In this chapter we compare various homological invariants. All three sections have in common that certain results are proved by using double complexes of modules. In the first two, we are dealing with a particular double complex in distinct ways, Theorems 7.1.2 and 7.2.14. In the first case we get identities, the second leads to inequalities. Of course, double complexes have been employed more extensively in commutative algebra by such authors as Foxby [Fo 77a], [Fo 79], and P. Roberts [Ro 76], [Ro 80b], while one might also introduce the full machinery of derived categories as mentioned in section 1.2. We shall however restrict ourselves to a single type of down to earth complex as discussed in that section, freely using the Matlis dual to obtain pairs of results.

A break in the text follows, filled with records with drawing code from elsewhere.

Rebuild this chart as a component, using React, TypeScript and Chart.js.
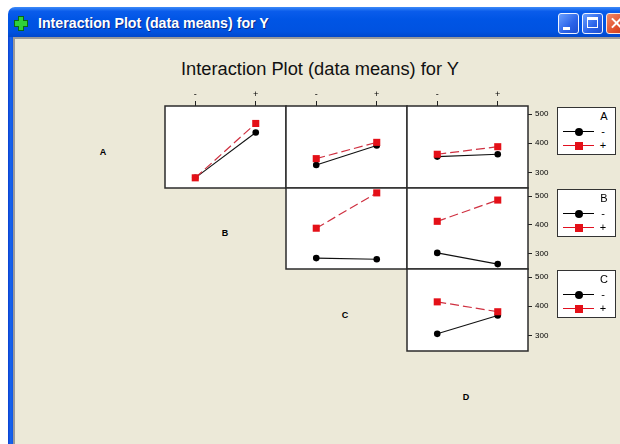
import React, { useEffect, useRef } from 'react';
import { Chart, registerables } from 'chart.js';

Chart.register(...registerables);

// ---- data ----
const levels = ['-', '+'];
const factors = ['A', 'B', 'C', 'D'];
const legendLevels = ['-', '+'];
const yTicks = [300, 400, 500];
const yMin = 246;
const yMax = 528;
const chartTitle = 'Interaction Plot (data means) for Y';

// means of Y: row factor at '-' (lo) and '+' (hi), across the column factor's levels
const AB_lo = [281, 437];
const AB_hi = [281, 468];
const AC_lo = [325, 392];
const AC_hi = [347, 403];
const AD_lo = [354, 362];
const AD_hi = [362, 388];
const BC_lo = [284, 280];
const BC_hi = [388, 511];
const BD_lo = [302, 263];
const BD_hi = [412, 486];
const CD_lo = [305, 368];
const CD_hi = [415, 381];

const panels = [
  { row: 0, col: 0, lo: AB_lo, hi: AB_hi },
  { row: 0, col: 1, lo: AC_lo, hi: AC_hi },
  { row: 0, col: 2, lo: AD_lo, hi: AD_hi },
  { row: 1, col: 1, lo: BC_lo, hi: BC_hi },
  { row: 1, col: 2, lo: BD_lo, hi: BD_hi },
  { row: 2, col: 2, lo: CD_lo, hi: CD_hi },
];

// ---- layout ----
const colX = [165, 286, 407, 528];
const rowY = [106, 188, 269, 351];
const M = 2;
const TOP_AXIS = 22;
const RIGHT_AXIS = 40;
const tickFont = "'Liberation Sans Narrow', 'Liberation Sans', Arial, sans-serif";

const framePlugin = {
  id: 'panelFrame',
  beforeDraw(chart: any) {
    const { ctx, chartArea: a } = chart;
    ctx.save();
    ctx.fillStyle = '#ffffff';
    ctx.fillRect(a.left, a.top, a.right - a.left, a.bottom - a.top);
    ctx.restore();
  },
  afterDraw(chart: any) {
    const { ctx, chartArea: a } = chart;
    ctx.save();
    ctx.strokeStyle = '#2b2b2b';
    ctx.lineWidth = 1.5;
    ctx.strokeRect(a.left, a.top, a.right - a.left, a.bottom - a.top);
    ctx.restore();
  },
};

function Panel({ spec }: { spec: any }) {
  const ref = useRef<HTMLCanvasElement>(null);
  const padT = spec.row === 0 ? TOP_AXIS : 0;
  const padR = spec.col === 2 ? RIGHT_AXIS : 0;
  const w = colX[spec.col + 1] - colX[spec.col];
  const h = rowY[spec.row + 1] - rowY[spec.row];
  const cw = w + padR + 2 * M;
  const ch = h + padT + 2 * M;
  const left = colX[spec.col] - M;
  const top = rowY[spec.row] - padT - M;

  useEffect(() => {
    const chart = new Chart(ref.current as HTMLCanvasElement, {
      type: 'line',
      data: {
        labels: levels,
        datasets: [
          {
            label: legendLevels[0],
            data: spec.lo,
            borderColor: '#111111',
            backgroundColor: '#000000',
            borderWidth: 1.1,
            pointStyle: 'circle',
            pointRadius: 3.3,
            pointBorderWidth: 0,
            order: 1,
            clip: false,
          },
          {
            label: legendLevels[1],
            data: spec.hi,
            borderColor: '#cf3040',
            backgroundColor: '#e41018',
            borderWidth: 1.2,
            borderDash: [9, 4],
            pointStyle: 'rect',
            pointRadius: 5,
            pointBorderWidth: 0,
            order: 0,
            clip: false,
          },
        ],
      },
      options: {
        responsive: false,
        animation: false,
        devicePixelRatio: 1,
        events: [],
        layout: { padding: M, autoPadding: false },
        plugins: {
          legend: { display: false },
          title: { display: false },
          tooltip: { enabled: false },
        },
        scales: {
          x: {
            type: 'category',
            position: 'top',
            offset: true,
            display: spec.row === 0,
            grid: {
              display: true,
              drawOnChartArea: false,
              drawTicks: true,
              tickLength: 5,
              color: '#222222',
              lineWidth: 1,
            },
            border: { display: false },
            ticks: {
              color: '#000000',
              font: { size: 9, family: tickFont },
              padding: 1,
              maxRotation: 0,
              autoSkip: false,
            },
            afterFit: (s: any) => {
              s.height = padT;
              s.paddingLeft = 0;
              s.paddingRight = 0;
              s.paddingTop = 0;
              s.paddingBottom = 0;
            },
          },
          y: {
            type: 'linear',
            position: 'right',
            min: yMin,
            max: yMax,
            display: spec.col === 2,
            afterBuildTicks: (s: any) => {
              s.ticks = yTicks.map((v) => ({ value: v }));
            },
            grid: {
              display: true,
              drawOnChartArea: false,
              drawTicks: true,
              tickLength: 4,
              color: '#222222',
              lineWidth: 1,
            },
            border: { display: false },
            ticks: {
              color: '#000000',
              font: { size: 8, family: tickFont },
              padding: 3,
            },
            afterFit: (s: any) => {
              s.width = padR;
              s.paddingLeft = 0;
              s.paddingRight = 0;
              s.paddingTop = 0;
              s.paddingBottom = 0;
            },
          },
        },
      } as any,
      plugins: [framePlugin],
    });
    return () => chart.destroy();
  }, []);

  return (
    <canvas
      ref={ref}
      width={cw}
      height={ch}
      style={{ position: 'absolute', left, top, width: cw, height: ch }}
    />
  );
}

function LegendBox({ title, top }: { title: string; top: number }) {
  const font = "'Liberation Sans', Arial, sans-serif";
  const row = (y: number, i: number) => (
    <React.Fragment key={i}>
      <div
        style={{
          position: 'absolute',
          left: 5,
          top: y,
          width: 31,
          height: 1,
          background: i === 0 ? '#000' : '#e01020',
        }}
      />
      {i === 0 ? (
        <div
          style={{
            position: 'absolute',
            left: 16.5,
            top: y - 3.5,
            width: 8,
            height: 8,
            borderRadius: '50%',
            background: '#000',
          }}
        />
      ) : (
        <div
          style={{
            position: 'absolute',
            left: 16.5,
            top: y - 3.5,
            width: 8,
            height: 8,
            background: '#e41018',
          }}
        />
      )}
      <div
        style={{
          position: 'absolute',
          left: 38,
          width: 14,
          top: y - 7,
          lineHeight: '14px',
          fontSize: 11,
          textAlign: 'center',
          fontFamily: font,
          color: '#000',
        }}
      >
        {legendLevels[i]}
      </div>
    </React.Fragment>
  );
  return (
    <div
      style={{
        position: 'absolute',
        left: 557,
        top,
        width: 59,
        height: 48,
        background: '#fff',
        border: '1px solid #333',
        boxSizing: 'border-box',
      }}
    >
      <div
        style={{
          position: 'absolute',
          left: 39,
          width: 14,
          top: 1,
          lineHeight: '14px',
          fontSize: 11,
          textAlign: 'center',
          fontFamily: font,
          color: '#000',
        }}
      >
        {title}
      </div>
      {row(23, 0)}
      {row(37, 1)}
    </div>
  );
}

const diagPos = [
  [103, 152],
  [225, 233],
  [345, 315],
  [466, 397],
];

const btnBlue = 'linear-gradient(135deg, #6aa0ff, #2a62e8 60%, #1d4fd0)';

export default function App() {
  return (
    <div
      style={{
        position: 'fixed',
        left: 0,
        top: 0,
        width: 620,
        height: 444,
        overflow: 'hidden',
        background: '#ffffff',
      }}
    >
      {/* window title bar */}
      <div
        style={{
          position: 'absolute',
          left: 8,
          top: 7,
          width: 640,
          height: 31,
          borderRadius: '7px 0 0 0',
          background:
            'linear-gradient(#3d8bf8 0%, #0a5ceb 14%, #0055e5 40%, #0052e0 80%, #0046c8 100%)',
        }}
      />
      {/* left frame */}
      <div
        style={{
          position: 'absolute',
          left: 8,
          top: 37,
          width: 6,
          height: 420,
          background: 'linear-gradient(to right, #0a3fd0, #1765ee 45%, #0a4fe0)',
        }}
      />
      {/* icon */}
      <div style={{ position: 'absolute', left: 14, top: 20, width: 12, height: 5, background: '#2fd23a', border: '1px solid #0b6b10' }} />
      <div style={{ position: 'absolute', left: 18, top: 16, width: 4, height: 13, background: '#2fd23a', border: '1px solid #0b6b10' }} />
      <div style={{ position: 'absolute', left: 18, top: 21, width: 6, height: 5, background: '#2fd23a' }} />
      <div style={{ position: 'absolute', left: 19, top: 20, width: 4, height: 7, background: '#2fd23a' }} />
      <div
        style={{
          position: 'absolute',
          left: 38,
          top: 15,
          fontFamily: "'Liberation Sans', Arial, sans-serif",
          fontWeight: 'bold',
          fontSize: 14.2,
          lineHeight: '16px',
          color: '#ffffff',
          textShadow: '1px 1px 0 #0a2a8a',
          whiteSpace: 'nowrap',
        }}
      >
        {chartTitle}
      </div>
      {/* caption buttons */}
      <div style={{ position: 'absolute', left: 558, top: 13, width: 21, height: 21, boxSizing: 'border-box', border: '1px solid #f0f4ff', borderRadius: 3, background: btnBlue }}>
        <div style={{ position: 'absolute', left: 4, top: 13, width: 7, height: 3, background: '#fff' }} />
      </div>
      <div style={{ position: 'absolute', left: 582, top: 13, width: 21, height: 21, boxSizing: 'border-box', border: '1px solid #f0f4ff', borderRadius: 3, background: btnBlue }}>
        <div style={{ position: 'absolute', left: 4, top: 3, width: 11, height: 11, boxSizing: 'border-box', borderTop: '3px solid #fff', borderLeft: '1px solid #fff', borderRight: '1px solid #fff', borderBottom: '1px solid #fff' }} />
      </div>
      <div style={{ position: 'absolute', left: 606, top: 13, width: 21, height: 21, boxSizing: 'border-box', border: '1px solid #f8e8e0', borderRadius: 3, background: 'linear-gradient(135deg, #f08a6a, #e0502c 60%, #c83a1a)' }}>
        <div style={{ position: 'absolute', left: 3, top: 8, width: 13, height: 2, background: '#fff', transform: 'rotate(45deg)' }} />
        <div style={{ position: 'absolute', left: 3, top: 8, width: 13, height: 2, background: '#fff', transform: 'rotate(-45deg)' }} />
      </div>
      {/* client area */}
      <div
        style={{
          position: 'absolute',
          left: 13,
          top: 37,
          width: 620,
          height: 420,
          boxSizing: 'border-box',
          background: '#ece9d8',
          borderLeft: '2px solid #9a9a9a',
          borderTop: '2px solid #9a9a9a',
        }}
      />
      {/* main title */}
      <div
        style={{
          position: 'absolute',
          left: 120,
          width: 400,
          top: 59,
          textAlign: 'center',
          fontFamily: "'Liberation Sans', Arial, sans-serif",
          fontSize: 18.3,
          lineHeight: '20px',
          color: '#111',
          whiteSpace: 'nowrap',
        }}
      >
        {chartTitle}
      </div>
      {/* diagonal factor labels */}
      {factors.map((f, i) => (
        <div
          key={f}
          style={{
            position: 'absolute',
            left: diagPos[i][0] - 10,
            width: 20,
            top: diagPos[i][1] - 6,
            lineHeight: '12px',
            textAlign: 'center',
            fontFamily: "'Liberation Sans', Arial, sans-serif",
            fontWeight: 'bold',
            fontSize: 9,
            color: '#000',
          }}
        >
          {f}
        </div>
      ))}
      {panels.map((p, i) => (
        <Panel key={i} spec={p} />
      ))}
      {factors.slice(0, 3).map((f, i) => (
        <LegendBox key={f} title={f} top={rowY[i] + 1} />
      ))}
    </div>
  );
}
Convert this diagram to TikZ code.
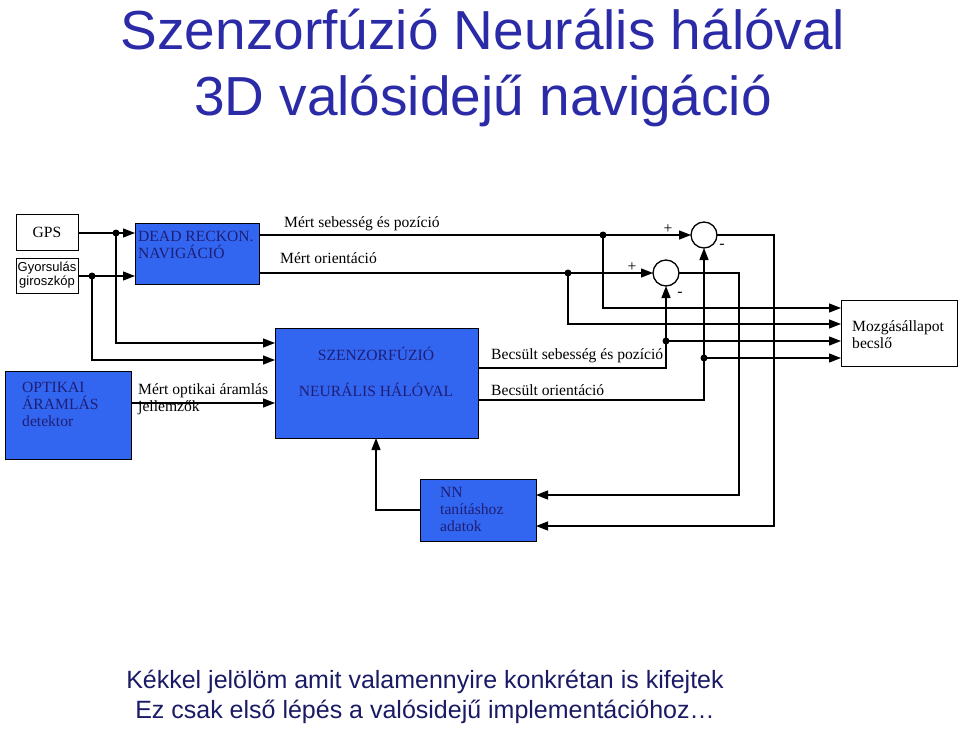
\documentclass[tikz,border=0pt]{standalone}
\usepackage{fontspec}
\setmainfont{Liberation Serif}
\newfontfamily\arialf{Liberation Sans}
\usetikzlibrary{arrows.meta}
\definecolor{bfill}{HTML}{3366F0}
\definecolor{ttl}{HTML}{2B2BA8}
\begin{document}
\begin{tikzpicture}[x=1pt,y=-1pt,
  box/.style={draw,line width=1pt,inner sep=0},
  bluebox/.style={box,fill=bfill},
  ln/.style={line width=1.3pt},
  ar/.style={ln,-{Triangle[length=12pt,width=9pt]}},
  dot/.style={circle,fill,inner sep=0,minimum size=7pt},
  lbl/.style={font=\fontsize{15.6}{17}\selectfont,anchor=west,inner sep=0},
  sm/.style={font=\arialf\fontsize{13}{14}\selectfont,align=center,inner sep=0}]
\useasboundingbox (0,0) rectangle (960,730);
\node[font=\arialf\fontsize{55}{60}\selectfont,text=ttl] (t1) at (483,30) {Szenzorfúzió Neurális hálóval};
\node[font=\arialf\fontsize{55}{60}\selectfont,text=ttl] (t2) at (483,101) {3D valósidejű navigáció};
% boxes
\draw[box] (16,214) rectangle (78,250); \node[lbl,anchor=center] (gps) at (47,232) {GPS};
\draw[box] (16,258) rectangle (78,293); \node[sm] (gy) at (47,275) {Gyorsulás\\giroszkóp};
\draw[bluebox] (135,223) rectangle (259,284);
\node[lbl,align=left,anchor=north west,text=ttl!70!black] (dr) at (138,231) {DEAD RECKON.\\NAVIGÁCIÓ};
\draw[bluebox] (275,328) rectangle (478,438);
\node[lbl,anchor=center,text=ttl!70!black] (f1) at (376,354) {SZENZORFÚZIÓ};
\node[lbl,anchor=center,text=ttl!70!black] (f2) at (376,390) {NEURÁLIS HÁLÓVAL};
\draw[bluebox] (5,371) rectangle (131,459);
\node[lbl,align=left,anchor=north west,text=ttl!70!black] (op) at (22,382) {OPTIKAI\\ÁRAMLÁS\\detektor};
\draw[box] (841,300) rectangle (957,366);
\node[lbl,align=left,anchor=north west] (mz) at (852,320) {Mozgásállapot\\becslő};
\draw[bluebox] (420,479) rectangle (536,541);
\node[lbl,align=left,anchor=north west,text=ttl!70!black] (nn) at (440,487) {NN\\tanításhoz\\adatok};
\draw[ln] (704,235) circle (13); \draw[ln] (666,273) circle (13);
% inputs
\draw[ar] (78,233) -- (135,233);
\draw[ar] (78,276) -- (135,276);
\node[dot] at (116,233) {}; \node[dot] at (92,276) {};
\draw[ar] (116,233) |- (275,343);
\draw[ar] (92,276) |- (275,360);
\draw[ar] (131,403) -- (275,403);
\node[lbl,align=left,anchor=north west] (mo) at (138,383) {Mért optikai áramlás\\jellemzők};
% measured
\draw[ln] (259,235) -- (603,235); \draw[ar] (603,235) -- (691,235);
\draw[ln] (259,273) -- (568,273); \draw[ar] (568,273) -- (653,273);
\node[lbl] at (284,224) {Mért sebesség és pozíció};
\node[lbl] at (280,258) {Mért orientáció};
\node[dot] at (603,235) {}; \node[dot] at (568,273) {};
\draw[ar] (603,235) |- (841,308);
\draw[ar] (568,273) |- (841,324);
% estimated
\draw[ar] (478,368) -| (666,286);
\draw[ar] (478,400) -| (704,248);
\node[dot] at (666,341) {}; \node[dot] at (704,358) {};
\draw[ar] (666,341) -- (841,341);
\draw[ar] (704,358) -- (841,358);
\node[lbl] at (491,356) {Becsült sebesség és pozíció};
\node[lbl] at (491,390) {Becsült orientáció};
% differences to NN
\draw[ar] (717,235) -- (774,235) |- (536,526);
\draw[ar] (679,273) -- (739,273) |- (536,495);
\draw[ar] (420,510) -| (376,438);
\node[lbl,anchor=center] at (668,229) {+};
\node[lbl,anchor=center] at (632,267) {+};
\node[lbl,anchor=center] at (722,246) {-};
\node[lbl,anchor=center] at (680,294) {-};
\node[font=\arialf\fontsize{25}{27}\selectfont,text=ttl!60!black] (b1) at (425,682) {Kékkel jelölöm amit valamennyire konkrétan is kifejtek};
\node[font=\arialf\fontsize{25}{27}\selectfont,text=ttl!60!black] (b2) at (425,712) {Ez csak első lépés a valósidejű implementációhoz…};
\end{tikzpicture}
\end{document}
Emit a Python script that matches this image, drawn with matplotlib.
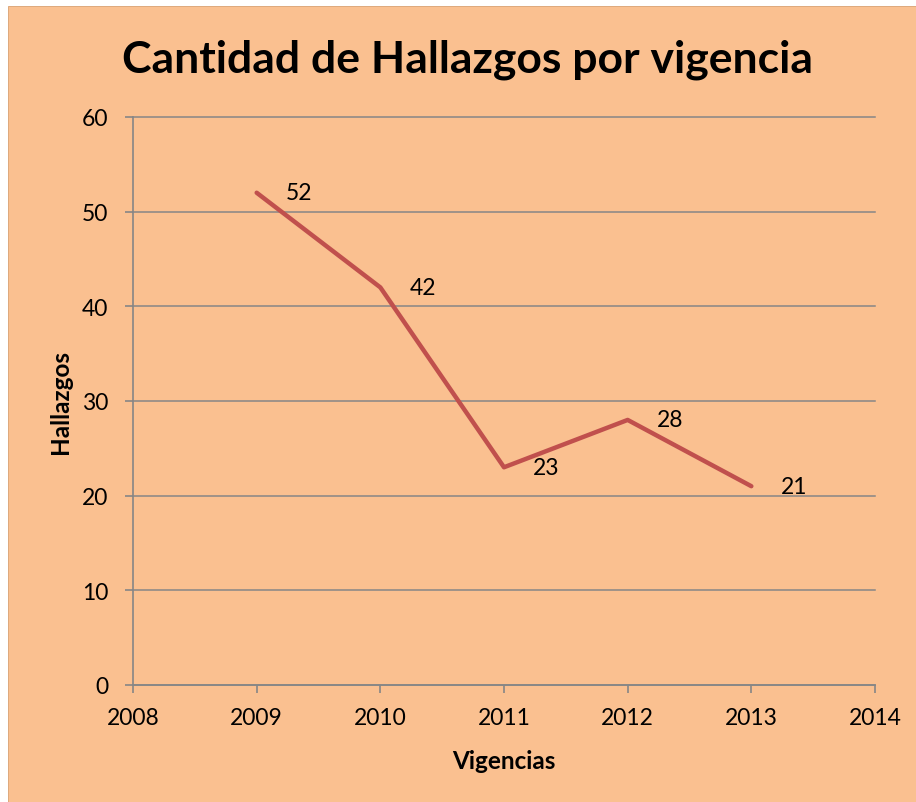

The content of 7.1 and 7.2 is in large part taken from Bartijn's thesis [Ba], which in turn owes much to the works of Foxby. Section 7.3 explains certain ideas of P. Roberts [Ro 76], who used a double complex to relate the annihilators of local cohomology modules to the exactness of finite free complexes. These results will play a key role in Chapter 11.

Observe that only homological notions figure in this chapter, like Ext-depth, various homological dimensions and grade. Though the notion is doubtless familiar to most readers, in this book we take the somewhat perverse view that Krull dimension is a more subtle invariant and only introduce it in the next chapter.